![]() |
Tweet |
ESKİŞEHİR – Türkiye Büyük Millet Meclisi’nde kabul edilen ve yasalaşarak yürürlüğe giren İklim Kanunu’na yönelik kamuoyunda oluşan tepkiler karşısında yetkililer sessiz kalmayı tercih ederken, Anahtar Parti Eskişehir İl Başkanı Çağlar Ölce, konuyla ilgili kapsamlı bir açıklama yaptı. Ölce, “Yasa halktan doğmamış, milletin menfaatini gözetmeyen küresel bir projedir. Çevreyi değil, vatandaşın özgürlüğünü ve üretim hakkını sınırlamaktadır” dedi.
Başkan Ölce, söz konusu kanunun kamuoyuna ‘çevre hassasiyeti’ söylemiyle sunulmasına rağmen asıl amacının toplum üzerinde yeni bir denetim ve yönlendirme sistemi kurmak olduğunu belirtti:
“Yerli olan halktan doğar, millî olan halkın yararını gözetir. Ancak bu metin ne yerli ne de millîdir. Eskişehir gibi hem sanayi hem tarım kenti olan şehirler, bu yasanın doğrudan hedefindedir. Üretici yönlendirilecek, sanayici cezalandırılacak, vatandaş maliyet yükü altında ezilecektir.”

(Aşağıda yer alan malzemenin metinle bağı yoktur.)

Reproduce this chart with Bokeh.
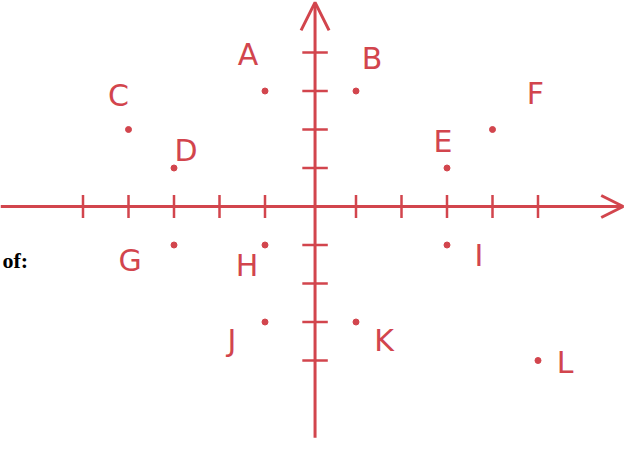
from bokeh.plotting import figure
from bokeh.models import ColumnDataSource, Arrow, OpenHead, Range1d
from bokeh.core.properties import value
from bokeh.embed import file_html
from bokeh.resources import INLINE

# data
labels = ["A", "B", "C", "D", "E", "F", "G", "H", "I", "J", "K", "L"]
xs = [-1, 1, -4, -3, 3, 4, -3, -1, 3, -1, 1, 5]
ys = [3, 3, 2, 1, 1, 2, -1, -1, -1, -3, -3, -4]
x_ticks = [-5, -4, -3, -2, -1, 1, 2, 3, 4, 5]
y_ticks = [-4, -3, -2, -1, 1, 2, 3, 4]

# label offsets in screen pixels (layout only)
lab_dx = [-17, 16, -10, 12, -4, 43, -44, -18, 32, -33, 28, 27]
lab_dy = [-37, -33, -34, -18, -27, -36, 15, 20, 10, 18, 18, 2]

RED = "#d2454d"
W, H = 625, 438
ux, uy = 45.5, 38.5
ox, oy = 310.0, 206.0  # origin in figure pixels

xr0, xr1 = -ox / ux, (W - ox) / ux
yr0, yr1 = -(H - oy) / uy, oy / uy

p = figure(width=W, height=H, output_backend="svg", toolbar_location=None,
           x_range=Range1d(xr0, xr1), y_range=Range1d(yr0, yr1),
           min_border=0, outline_line_color=None)
p.axis.visible = False
p.grid.visible = False
p.background_fill_color = "white"
p.border_fill_color = "white"

# axes with arrows
p.add_layout(Arrow(end=OpenHead(size=22, line_color=RED, line_width=3),
                   x_start=xr0, y_start=0, x_end=xr1 - 0.05, y_end=0,
                   line_color=RED, line_width=3))
p.add_layout(Arrow(end=OpenHead(size=28, line_color=RED, line_width=3),
                   x_start=0.1, y_start=yr0 + 0.02, x_end=0.1, y_end=yr1 - 0.05,
                   line_color=RED, line_width=3))

# ticks
tx = ColumnDataSource(dict(x=x_ticks, y0=[-0.3] * len(x_ticks), y1=[0.3] * len(x_ticks)))
p.segment(x0="x", y0="y0", x1="x", y1="y1", source=tx, line_color=RED, line_width=2.5)
ty = ColumnDataSource(dict(y=y_ticks, x0=[-0.18] * len(y_ticks), x1=[0.38] * len(y_ticks)))
p.segment(x0="x0", y0="y", x1="x1", y1="y", source=ty, line_color=RED, line_width=2.5)

# points and labels
src = ColumnDataSource(dict(x=xs, y=ys, t=labels, dx=lab_dx, dy=lab_dy))
p.scatter("x", "y", source=src, size=6, color=RED)
p.text("x", "y", text="t", source=src, x_offset="dx", y_offset="dy",
       text_color=RED, text_font=value("DejaVu Sans"), text_font_size="30px",
       text_align="center", text_baseline="middle")

# stray text at the left edge
p.text(x=[xr0 + 2 / ux], y=[-1.4], text=["of:"], text_color="black",
       text_font=value("Liberation Serif"), text_font_style="bold",
       text_font_size="22px", text_align="left", text_baseline="middle")

open("out.html", "w").write(file_html(p, INLINE))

“Karbon ayak iziyle özgürlük kısıtlanmayacak” diyorsunuz, ancak bireylerin tüketim ve ulaşım tercihleri izleniyor ve kayıt altına alınıyor.
“Emisyon Ticaret Sistemi yalnızca sanayiye uygulanacak” diyorsunuz, ancak artan maliyetler ürün ve hizmet fiyatları üzerinden doğrudan vatandaşa yansıyacaktır.

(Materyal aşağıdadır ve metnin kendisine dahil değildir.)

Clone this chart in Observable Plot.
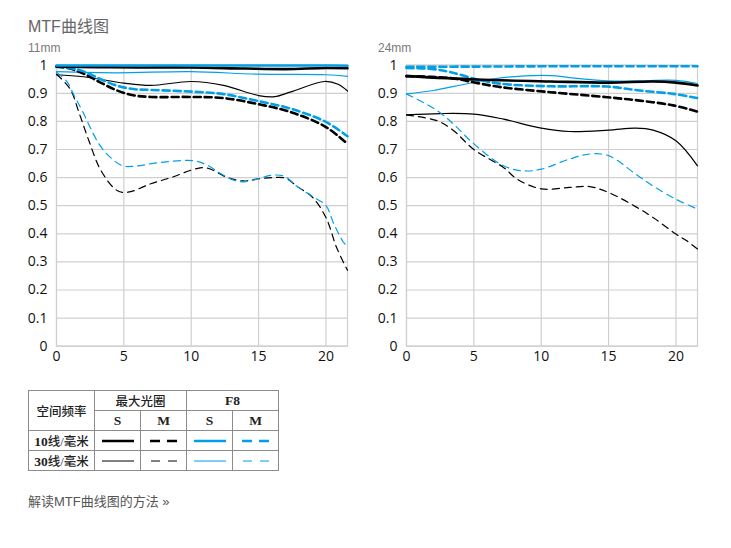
<!DOCTYPE html>
<html>
<head>
<meta charset="utf-8">
<script src="https://cdn.jsdelivr.net/npm/d3@7"></script>
<script src="https://cdn.jsdelivr.net/npm/@observablehq/plot@0.6"></script>
<style>
  body { margin:0; background:#fff; }
  .txt { position:absolute; font-family:"Liberation Sans","Noto Sans CJK SC",sans-serif; }
  table.lg { position:absolute; left:28px; top:390px; border-collapse:collapse;
    font-family:"Liberation Serif","Noto Sans CJK SC",serif; font-size:12.5px; font-weight:500; color:#222; }
  table.lg td { border:1px solid #8c8c8c; text-align:center; padding:0; height:19px; }
  table.lg .l { font-size:13.5px; font-weight:bold; }
  table.lg svg { display:block; margin:0 auto; }
</style>
</head>
<body>
<div class="txt" style="left:28px;top:13px;font-size:16px;color:#666;">MTF曲线图</div>
<div class="txt" style="left:28px;top:41px;font-size:12px;color:#7a7a7a;">11mm</div>
<div class="txt" style="left:378px;top:41px;font-size:12px;color:#7a7a7a;">24mm</div>
<div id="c1" style="position:absolute;left:0;top:55px;"></div>
<div id="c2" style="position:absolute;left:350px;top:55px;"></div>

<table class="lg">
  <tr><td rowspan="2" style="width:65px;">空间频率</td><td colspan="2">最大光圈</td><td colspan="2" class="l">F8</td></tr>
  <tr><td class="l" style="width:45px;">S</td><td class="l" style="width:45px;">M</td><td class="l" style="width:45px;">S</td><td class="l" style="width:45px;">M</td></tr>
  <tr><td><span class="l">10</span>线/毫米</td>
    <td><svg width="32" height="6"><line x1="0" y1="3" x2="32" y2="3" stroke="#000" stroke-width="2.5"/></svg></td>
    <td><svg width="27" height="6"><line x1="0" y1="3" x2="27" y2="3" stroke="#000" stroke-width="2.5" stroke-dasharray="10,7"/></svg></td>
    <td><svg width="32" height="6"><line x1="0" y1="3" x2="32" y2="3" stroke="#00a0e9" stroke-width="2.5"/></svg></td>
    <td><svg width="27" height="6"><line x1="0" y1="3" x2="27" y2="3" stroke="#00a0e9" stroke-width="2.5" stroke-dasharray="10,7"/></svg></td></tr>
  <tr><td><span class="l">30</span>线/毫米</td>
    <td><svg width="32" height="6"><line x1="0" y1="3" x2="32" y2="3" stroke="#000" stroke-width="1"/></svg></td>
    <td><svg width="26" height="6"><line x1="0" y1="3" x2="26" y2="3" stroke="#000" stroke-width="1" stroke-dasharray="9,8"/></svg></td>
    <td><svg width="32" height="6"><line x1="0" y1="3" x2="32" y2="3" stroke="#00a0e9" stroke-width="1"/></svg></td>
    <td><svg width="26" height="6"><line x1="0" y1="3" x2="26" y2="3" stroke="#00a0e9" stroke-width="1" stroke-dasharray="9,8"/></svg></td></tr>
</table>

<div class="txt" style="left:28px;top:491px;font-size:13px;color:#555;">解读MTF曲线图的方法 »</div>

<script>
// ---------- axes ----------
const xTicks = [0, 5, 10, 15, 20];
const yTicks = [0, 0.1, 0.2, 0.3, 0.4, 0.5, 0.6, 0.7, 0.8, 0.9, 1];
const xMax = 21.6;

// ---------- 11mm ----------
const w11_S10_open_x = [0, 3, 6, 10, 14, 17, 20, 21.6];
const w11_S10_open_y = [0.995, 0.993, 0.992, 0.992, 0.988, 0.986, 0.99, 0.989];
const w11_S10_f8_x = [0, 5, 10, 15, 20, 21.6];
const w11_S10_f8_y = [0.999, 0.999, 0.999, 0.999, 0.999, 0.998];
const w11_S30_open_x = [0, 2, 5, 7, 10, 12.4, 15, 16.2, 17.4, 19.9, 20.9, 21.6];
const w11_S30_open_y = [0.966, 0.959, 0.936, 0.928, 0.942, 0.928, 0.892, 0.888, 0.905, 0.942, 0.932, 0.908];
const w11_S30_f8_x = [0, 4.5, 10, 15, 20, 21.6];
const w11_S30_f8_y = [0.977, 0.973, 0.977, 0.968, 0.966, 0.96];
const w11_M10_open_x = [0, 1, 2, 3.2, 4.5, 5.7, 7, 10, 12.4, 14.9, 17.4, 20, 21.6];
const w11_M10_open_y = [0.995, 0.988, 0.97, 0.94, 0.91, 0.893, 0.887, 0.887, 0.883, 0.862, 0.833, 0.78, 0.72];
const w11_M10_f8_x = [0, 1, 2, 3.2, 4.5, 5.7, 7, 10, 12.4, 14.9, 17.4, 20, 21.6];
const w11_M10_f8_y = [0.995, 0.99, 0.978, 0.952, 0.927, 0.915, 0.912, 0.906, 0.897, 0.873, 0.845, 0.798, 0.747];
const w11_M30_open_x = [0, 1, 1.7, 2.4, 3.3, 4.5, 5.3, 7, 8.5, 10.4, 11.2, 12.7, 13.9, 15, 16, 17, 17.9, 19, 20, 20.8, 21.6];
const w11_M30_open_y = [0.968, 0.916, 0.827, 0.732, 0.625, 0.554, 0.548, 0.578, 0.6, 0.632, 0.634, 0.6, 0.588, 0.596, 0.6, 0.598, 0.567, 0.53, 0.458, 0.35, 0.27];
const w11_M30_f8_x = [0, 0.8, 1.3, 1.9, 3.15, 4, 4.9, 5.7, 7.7, 10.2, 11.2, 12.2, 13.2, 13.9, 15, 15.9, 16.9, 17.9, 19.1, 20, 20.6, 21.3, 21.6];
const w11_M30_f8_y = [0.975, 0.94, 0.893, 0.839, 0.72, 0.672, 0.642, 0.64, 0.654, 0.66, 0.644, 0.614, 0.59, 0.585, 0.596, 0.608, 0.605, 0.567, 0.53, 0.5, 0.434, 0.37, 0.355];

// ---------- 24mm ----------
const t24_S10_open_x = [0, 5.2, 10.7, 15, 18.3, 20, 21.6];
const t24_S10_open_y = [0.961, 0.949, 0.942, 0.938, 0.942, 0.938, 0.928];
const t24_S10_f8_x = [0, 5, 10, 15, 20, 21.6];
const t24_S10_f8_y = [0.994, 0.995, 0.996, 0.996, 0.996, 0.996];
const t24_S30_open_x = [0, 2.5, 5, 7.2, 10, 12.1, 15, 17, 18.3, 20, 21.6];
const t24_S30_open_y = [0.823, 0.828, 0.826, 0.808, 0.776, 0.764, 0.769, 0.776, 0.769, 0.731, 0.642];
const t24_S30_f8_x = [0, 2, 4.5, 7, 10.7, 12.1, 15, 17, 20, 21.6];
const t24_S30_f8_y = [0.898, 0.91, 0.934, 0.955, 0.963, 0.956, 0.944, 0.944, 0.946, 0.935];
const t24_M10_open_x = [0, 3.3, 5.2, 7, 10.7, 14.9, 17.3, 19.8, 21.6];
const t24_M10_open_y = [0.961, 0.954, 0.937, 0.922, 0.904, 0.886, 0.874, 0.857, 0.835];
const t24_M10_f8_x = [0, 2, 3.3, 5.2, 7, 10.7, 14.9, 17.3, 19.8, 21.6];
const t24_M10_f8_y = [0.99, 0.986, 0.975, 0.95, 0.934, 0.925, 0.924, 0.91, 0.898, 0.883];
const t24_M30_open_x = [0, 2.3, 3.5, 5, 7.2, 8.2, 10, 12.1, 13.6, 15, 17.1, 18.3, 20, 20.8, 21.6];
const t24_M30_open_y = [0.823, 0.802, 0.767, 0.7, 0.636, 0.595, 0.56, 0.565, 0.568, 0.547, 0.494, 0.458, 0.399, 0.375, 0.346];
const t24_M30_f8_x = [0, 2.3, 3.5, 5, 7.2, 8.7, 10, 12.1, 13.6, 15, 17, 18.3, 20, 21.6];
const t24_M30_f8_y = [0.898, 0.838, 0.79, 0.72, 0.642, 0.624, 0.63, 0.666, 0.684, 0.678, 0.613, 0.57, 0.523, 0.488];

const BLACK = "#000", BLUE = "#00a0e9";
const THICK = 2.6, THIN = 1.2;

function pts(xs, ys) { return xs.map((x, i) => ({x, y: ys[i]})); }

const series11 = [
  {x: w11_S30_open_x, y: w11_S30_open_y, c: BLACK, w: THIN, d: null},
  {x: w11_S30_f8_x, y: w11_S30_f8_y, c: BLUE, w: THIN, d: null},
  {x: w11_M30_open_x, y: w11_M30_open_y, c: BLACK, w: THIN, d: "7,5"},
  {x: w11_M30_f8_x, y: w11_M30_f8_y, c: BLUE, w: THIN, d: "7,5"},
  {x: w11_M10_open_x, y: w11_M10_open_y, c: BLACK, w: THICK, d: "7,4"},
  {x: w11_M10_f8_x, y: w11_M10_f8_y, c: BLUE, w: THICK, d: "7,4"},
  {x: w11_S10_open_x, y: w11_S10_open_y, c: BLACK, w: THICK, d: null},
  {x: w11_S10_f8_x, y: w11_S10_f8_y, c: BLUE, w: THICK, d: null}
];
const series24 = [
  {x: t24_S30_open_x, y: t24_S30_open_y, c: BLACK, w: THIN, d: null},
  {x: t24_S30_f8_x, y: t24_S30_f8_y, c: BLUE, w: THIN, d: null},
  {x: t24_M30_open_x, y: t24_M30_open_y, c: BLACK, w: THIN, d: "7,5"},
  {x: t24_M30_f8_x, y: t24_M30_f8_y, c: BLUE, w: THIN, d: "7,5"},
  {x: t24_M10_open_x, y: t24_M10_open_y, c: BLACK, w: THICK, d: "7,4"},
  {x: t24_M10_f8_x, y: t24_M10_f8_y, c: BLUE, w: THICK, d: "7,4"},
  {x: t24_S10_open_x, y: t24_S10_open_y, c: BLACK, w: THICK, d: null},
  {x: t24_S10_f8_x, y: t24_S10_f8_y, c: BLUE, w: THICK, d: "7,4"}
];

function chart(series) {
  return Plot.plot({
    width: 360, height: 320,
    marginLeft: 56, marginRight: 13, marginTop: 9.7, marginBottom: 29.3,
    style: {fontFamily: "'Open Sans', sans-serif", fontSize: "14px", color: "#111", background: "transparent"},
    x: {domain: [0, xMax], label: null},
    y: {domain: [0, 1], label: null},
    marks: [
      Plot.gridX(xTicks, {stroke: "#cfcfcf", strokeOpacity: 1, strokeWidth: 1.2}),
      Plot.gridY(yTicks, {stroke: "#cfcfcf", strokeOpacity: 1, strokeWidth: 1.2}),
      Plot.frame({stroke: "#cfcfcf", strokeWidth: 1.2}),
      Plot.axisX({ticks: xTicks, tickSize: 0, tickPadding: 5, label: null}),
      Plot.axisY({ticks: yTicks, tickSize: 0, tickPadding: 9, label: null,
        tickFormat: d => d === 1 ? "1" : d === 0 ? "0" : d.toFixed(1)}),
      ...series.map(s => Plot.line(pts(s.x, s.y), {
        x: "x", y: "y", stroke: s.c, strokeWidth: s.w,
        strokeDasharray: s.d || undefined, curve: "catmull-rom"
      }))
    ]
  });
}

document.getElementById("c1").appendChild(chart(series11));
document.getElementById("c2").appendChild(chart(series24));
</script>
</body>
</html>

“Tarım yasaklanmıyor” diyorsunuz, ama yalnızca “uyumlu” ürünlere destek verileceği açıkça belirtiliyor. Bu, çiftçiyi yönlendirmektir.
“Hayvancılık serbest” diyorsunuz, ancak metan gazı bahanesiyle otlatma alanları sınırlandırılıyor, yapay et projeleri teşvik ediliyor.
“Paris Anlaşması kalkınmayı destekliyor” diyorsunuz, fakat kırsal alanlar karbon sertifikaları üzerinden finansal piyasalara açılıyor.
“Fosil yakıtlar yasaklanmayacak” diyorsunuz, ancak bu alanlardaki yatırımların finansal erişimi bilinçli olarak sınırlandırılıyor.
“İfade özgürlüğü korunuyor” diyorsunuz, fakat resmi görüş dışında yapılan açıklamalar ‘yanıltıcı bilgi yaymak’ kapsamında cezalandırılabilecek.
“Karbon ayak izine göre vatandaş cezalandırılmayacak” diyorsunuz, ama bu veriler kredi puanı, sigorta primi ve ulaşım tarifelerinde sınırlama gerekçesi olarak kullanılabilir.
“Çevre için zorunlu” diyorsunuz, fakat yıllardır çevre tahribatına sessiz kalanlar, şimdi halkı ikna etmeye çalışıyor. Neden şimdi?
Çağlar Ölce açıklamasının sonunda şu değerlendirmelerde bulundu:
“Eskişehir halkı, bu yasayı sadece bir çevre düzenlemesi olarak görmemelidir. Bu yasa, çiftçinin ürününü, sanayicinin yatırımını, vatandaşın hayat tarzını doğrudan şekillendirme amacı taşımaktadır. Biz çevreyi gerçekten koruyan ama halkın iradesini dışlamayan bir yaklaşımı savunuyoruz. Bu nedenle İklim Kanunu’nun mevcut haliyle uygulanmasını reddediyoruz.”
Talebimiz Açıktır:
İklim Kanunu’nun halk üzerindeki etkilerine ilişkin şeffaf, detaylı ve bağlayıcı açıklamalar yapılmalı; tüm maddeler halkın ve üreticinin katılımıyla yeniden gözden geçirilmelidir. Aksi takdirde bu yasa, doğayı değil; halkı hedef alan bir ekonomik ve siyasi denetim aracına dönüşecektir.